## Begin

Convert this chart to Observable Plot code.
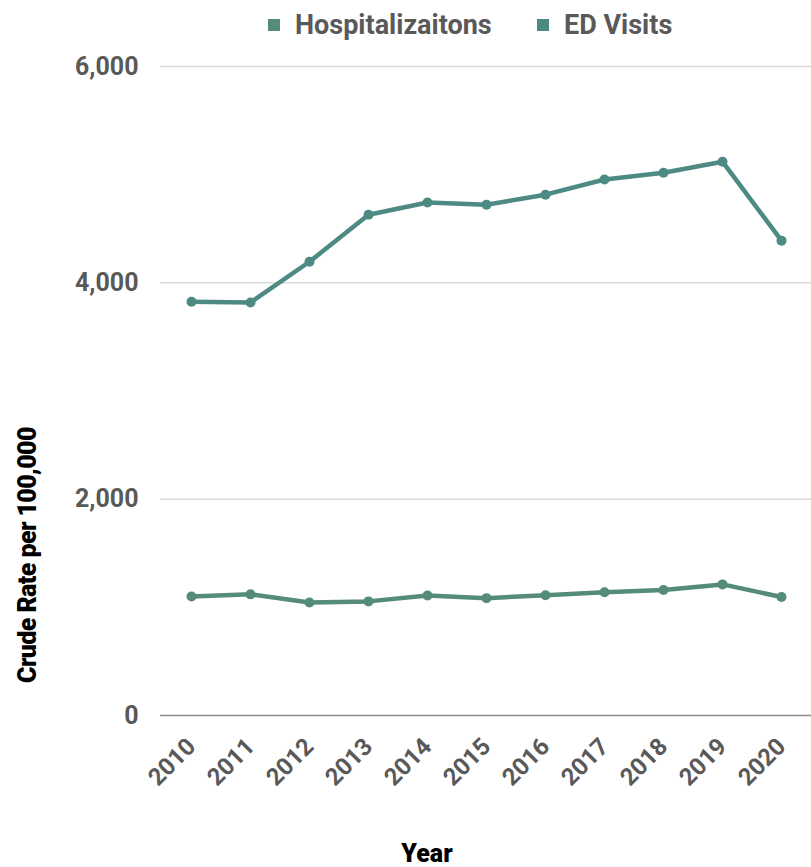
<!DOCTYPE html>
<html>
<head>
<meta charset="utf-8">
<script src="https://cdn.jsdelivr.net/npm/d3@7"></script>
<script src="https://cdn.jsdelivr.net/npm/@observablehq/plot@0.6"></script>
<style>
  html, body { margin: 0; padding: 0; background: #fff; }
  body { width: 811px; height: 867px; overflow: hidden; font-family: Roboto, "DejaVu Sans", sans-serif; }
  #legend { height: 46px; position: relative; }
  .item { position: absolute; top: 9px; display: flex; align-items: center; font-weight: 700; font-size: 27px; color: #595959; }
  .sw { width: 12px; height: 12px; margin-right: 15px; }
  svg { display: block; }
</style>
</head>
<body>
<div id="legend"></div>
<div id="chart"></div>
<script>
const years = ["2010","2011","2012","2013","2014","2015","2016","2017","2018","2019","2020"];
const seriesNames = ["Hospitalizaitons", "ED Visits"];
const seriesColors = ["#558c77", "#4d8a84"];
const hospitalizations = [1100, 1120, 1045, 1055, 1110, 1085, 1112, 1140, 1160, 1212, 1095];
const edVisits = [3825, 3818, 4195, 4630, 4742, 4722, 4815, 4955, 5018, 5120, 4390];
const yTicks = [0, 2000, 4000, 6000];

const data = [];
years.forEach((y, i) => {
  data.push({year: y, value: hospitalizations[i], series: seriesNames[0]});
  data.push({year: y, value: edVisits[i], series: seriesNames[1]});
});

// legend
const legend = document.getElementById("legend");
const legendX = [268, 537];
seriesNames.forEach((n, i) => {
  const d = document.createElement("div");
  d.className = "item";
  d.style.left = legendX[i] + "px";
  d.innerHTML = `<span class="sw" style="background:${seriesColors[i]}"></span>${n}`;
  legend.appendChild(d);
});

const W = 811, H = 821;
const plot = Plot.plot({
  width: W,
  height: H,
  marginTop: 20,
  marginBottom: 152,
  marginLeft: 160,
  marginRight: 0,
  style: {fontFamily: "Roboto, sans-serif", fontSize: "20px", fontWeight: 700, color: "#595959", background: "#fff"},
  x: {type: "point", domain: years, padding: 0.5, label: null},
  y: {domain: [0, 6000], label: null},
  color: {domain: seriesNames, range: seriesColors},
  marks: [
    Plot.ruleY(yTicks.filter(t => t > 0), {stroke: "#d9d9d9", strokeWidth: 1.5, strokeOpacity: 1}),
    Plot.ruleY([0], {stroke: "#8c8c8c", strokeWidth: 1.5}),
    Plot.axisY({ticks: yTicks, tickSize: 0, tickPadding: 22, tickFormat: d3.format(","), fontSize: 25, fill: "#595959", label: null}),
    Plot.axisX({tickSize: 0, tickRotate: -45, tickPadding: 27, fontSize: 24, fill: "#595959", label: null}),
    Plot.line(data, {x: "year", y: "value", z: "series", stroke: "series", strokeWidth: 4.5}),
    Plot.dot(data, {x: "year", y: "value", fill: "series", r: 5})
  ]
});
document.getElementById("chart").appendChild(plot);

const svg = d3.select(plot);
svg.append("text")
  .attr("transform", "translate(36,509) rotate(-90)")
  .attr("text-anchor", "middle")
  .attr("font-family", "Roboto, sans-serif")
  .attr("font-weight", 900)
  .attr("font-size", 25)
  .attr("letter-spacing", -0.6)
  .attr("fill", "#000")
  .text("Crude Rate per 100,000");
svg.append("text")
  .attr("x", 427)
  .attr("y", 816)
  .attr("text-anchor", "middle")
  .attr("font-family", "Roboto, sans-serif")
  .attr("font-weight", 900)
  .attr("font-size", 25)
  .attr("fill", "#000")
  .text("Year");
</script>
</body>
</html>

## End

> **TASK DIRECTIONS**
Check every line for "chart" and show the ones that have it.

> **EXERCISE RESULT**
Convert this chart to Observable Plot code.
<div id="chart"></div>
document.getElementById("chart").appendChild(plot);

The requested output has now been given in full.